Take the lines from the top down to and including the one with "plt.rcParams['hatch.linewidth'] = 1.0" and repeat them exactly. Omit images.
### Material provided ###
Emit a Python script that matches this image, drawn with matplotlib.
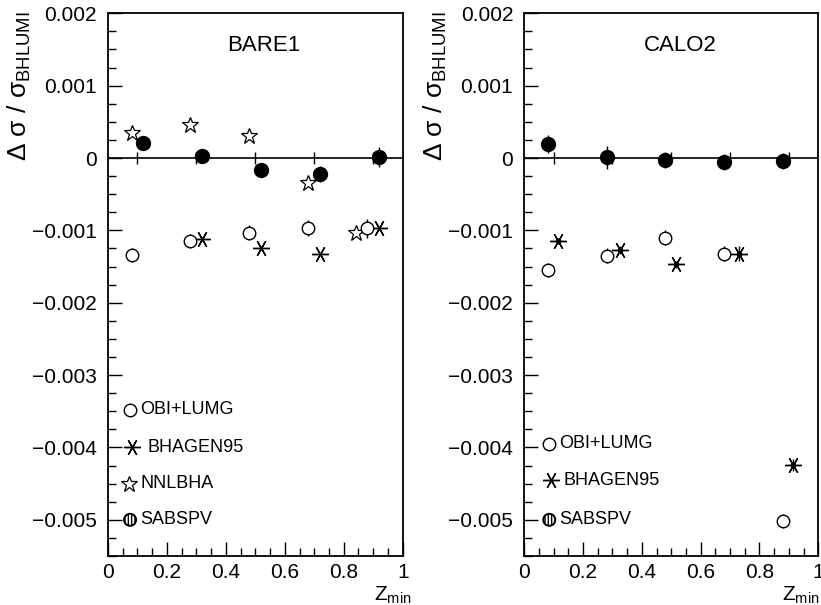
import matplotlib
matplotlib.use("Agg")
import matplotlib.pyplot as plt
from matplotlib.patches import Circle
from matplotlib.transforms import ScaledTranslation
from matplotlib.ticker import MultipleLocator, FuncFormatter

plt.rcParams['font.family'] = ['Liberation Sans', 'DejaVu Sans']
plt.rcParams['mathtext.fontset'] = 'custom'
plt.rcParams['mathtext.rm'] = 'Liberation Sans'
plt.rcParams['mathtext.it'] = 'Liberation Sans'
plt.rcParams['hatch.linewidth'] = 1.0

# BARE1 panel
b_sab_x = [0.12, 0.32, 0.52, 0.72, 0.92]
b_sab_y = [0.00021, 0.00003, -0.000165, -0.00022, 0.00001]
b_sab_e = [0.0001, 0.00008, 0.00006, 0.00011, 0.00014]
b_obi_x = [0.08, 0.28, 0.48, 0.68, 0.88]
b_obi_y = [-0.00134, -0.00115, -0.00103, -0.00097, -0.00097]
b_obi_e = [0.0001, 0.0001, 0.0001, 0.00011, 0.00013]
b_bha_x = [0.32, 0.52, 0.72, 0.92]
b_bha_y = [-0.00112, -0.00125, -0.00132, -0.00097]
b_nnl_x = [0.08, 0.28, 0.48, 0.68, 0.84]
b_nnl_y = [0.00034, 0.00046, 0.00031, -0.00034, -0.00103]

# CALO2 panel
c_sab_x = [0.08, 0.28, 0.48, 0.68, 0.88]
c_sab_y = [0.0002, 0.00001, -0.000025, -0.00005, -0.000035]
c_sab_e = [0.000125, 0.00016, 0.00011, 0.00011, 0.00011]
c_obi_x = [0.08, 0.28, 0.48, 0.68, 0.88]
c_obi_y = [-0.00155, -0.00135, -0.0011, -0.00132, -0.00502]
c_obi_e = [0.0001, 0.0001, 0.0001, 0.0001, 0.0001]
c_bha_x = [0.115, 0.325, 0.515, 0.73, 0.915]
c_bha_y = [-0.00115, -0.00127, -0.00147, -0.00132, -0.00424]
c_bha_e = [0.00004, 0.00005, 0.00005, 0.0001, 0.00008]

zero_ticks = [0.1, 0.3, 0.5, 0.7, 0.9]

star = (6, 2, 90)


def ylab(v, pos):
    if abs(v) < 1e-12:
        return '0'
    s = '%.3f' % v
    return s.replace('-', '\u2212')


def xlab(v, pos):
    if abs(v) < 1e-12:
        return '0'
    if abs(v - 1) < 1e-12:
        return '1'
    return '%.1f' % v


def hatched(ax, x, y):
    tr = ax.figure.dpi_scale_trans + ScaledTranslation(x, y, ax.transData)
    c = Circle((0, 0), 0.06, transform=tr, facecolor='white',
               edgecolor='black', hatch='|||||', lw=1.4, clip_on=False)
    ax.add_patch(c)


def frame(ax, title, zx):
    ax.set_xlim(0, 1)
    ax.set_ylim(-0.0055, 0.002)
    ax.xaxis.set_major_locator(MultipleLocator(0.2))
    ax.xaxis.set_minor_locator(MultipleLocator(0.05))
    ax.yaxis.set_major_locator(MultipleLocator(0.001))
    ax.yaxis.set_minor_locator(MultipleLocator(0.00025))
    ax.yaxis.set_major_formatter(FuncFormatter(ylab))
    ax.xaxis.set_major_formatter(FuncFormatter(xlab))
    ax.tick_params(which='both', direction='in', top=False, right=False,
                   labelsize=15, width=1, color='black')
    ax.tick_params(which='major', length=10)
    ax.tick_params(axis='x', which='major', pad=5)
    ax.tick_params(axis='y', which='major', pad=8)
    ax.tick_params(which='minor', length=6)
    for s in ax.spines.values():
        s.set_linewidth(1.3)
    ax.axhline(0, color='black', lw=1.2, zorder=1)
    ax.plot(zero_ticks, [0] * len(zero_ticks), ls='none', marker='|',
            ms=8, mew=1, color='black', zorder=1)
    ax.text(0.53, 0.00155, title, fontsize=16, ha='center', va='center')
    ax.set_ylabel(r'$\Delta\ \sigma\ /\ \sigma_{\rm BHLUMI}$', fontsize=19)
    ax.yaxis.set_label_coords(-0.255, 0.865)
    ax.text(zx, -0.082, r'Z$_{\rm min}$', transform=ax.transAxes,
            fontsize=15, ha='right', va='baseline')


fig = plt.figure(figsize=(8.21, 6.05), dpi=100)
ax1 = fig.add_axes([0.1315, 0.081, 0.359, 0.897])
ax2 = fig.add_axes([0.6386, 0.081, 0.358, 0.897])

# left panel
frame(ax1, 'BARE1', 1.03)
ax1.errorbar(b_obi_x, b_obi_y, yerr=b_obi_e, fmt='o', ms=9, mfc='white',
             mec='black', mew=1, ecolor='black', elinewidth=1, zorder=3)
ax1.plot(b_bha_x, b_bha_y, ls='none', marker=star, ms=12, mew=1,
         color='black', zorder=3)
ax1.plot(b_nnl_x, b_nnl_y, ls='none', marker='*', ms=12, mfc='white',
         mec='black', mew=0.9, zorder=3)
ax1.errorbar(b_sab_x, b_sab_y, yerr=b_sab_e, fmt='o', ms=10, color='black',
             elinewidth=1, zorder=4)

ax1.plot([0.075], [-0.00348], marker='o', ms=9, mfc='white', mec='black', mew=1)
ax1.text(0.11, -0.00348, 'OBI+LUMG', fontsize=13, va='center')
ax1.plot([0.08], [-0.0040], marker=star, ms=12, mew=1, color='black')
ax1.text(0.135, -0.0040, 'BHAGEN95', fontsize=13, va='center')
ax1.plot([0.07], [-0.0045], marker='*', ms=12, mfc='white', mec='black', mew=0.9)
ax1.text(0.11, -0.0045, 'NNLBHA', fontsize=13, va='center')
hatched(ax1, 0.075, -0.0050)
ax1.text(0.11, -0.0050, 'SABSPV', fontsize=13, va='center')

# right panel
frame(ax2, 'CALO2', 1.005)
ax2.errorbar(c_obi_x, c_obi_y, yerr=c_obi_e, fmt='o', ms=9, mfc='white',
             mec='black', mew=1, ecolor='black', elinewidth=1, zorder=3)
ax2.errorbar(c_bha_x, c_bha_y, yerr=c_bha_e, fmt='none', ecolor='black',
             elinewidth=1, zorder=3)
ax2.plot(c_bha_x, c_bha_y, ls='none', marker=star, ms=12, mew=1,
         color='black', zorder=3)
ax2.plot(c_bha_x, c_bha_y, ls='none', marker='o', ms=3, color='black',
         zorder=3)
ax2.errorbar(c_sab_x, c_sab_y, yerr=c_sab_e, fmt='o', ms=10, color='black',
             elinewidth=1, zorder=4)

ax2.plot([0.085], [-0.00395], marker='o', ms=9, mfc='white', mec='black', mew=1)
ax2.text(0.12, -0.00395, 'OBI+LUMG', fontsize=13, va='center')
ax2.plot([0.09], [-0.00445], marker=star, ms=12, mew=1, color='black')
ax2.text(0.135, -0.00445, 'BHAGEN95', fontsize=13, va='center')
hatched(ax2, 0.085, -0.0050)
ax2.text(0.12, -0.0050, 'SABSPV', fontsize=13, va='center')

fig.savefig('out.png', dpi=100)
###
*Final answer:*
Emit a Python script that matches this image, drawn with matplotlib.
import matplotlib
matplotlib.use("Agg")
import matplotlib.pyplot as plt
from matplotlib.patches import Circle
from matplotlib.transforms import ScaledTranslation
from matplotlib.ticker import MultipleLocator, FuncFormatter

plt.rcParams['font.family'] = ['Liberation Sans', 'DejaVu Sans']
plt.rcParams['mathtext.fontset'] = 'custom'
plt.rcParams['mathtext.rm'] = 'Liberation Sans'
plt.rcParams['mathtext.it'] = 'Liberation Sans'
plt.rcParams['hatch.linewidth'] = 1.0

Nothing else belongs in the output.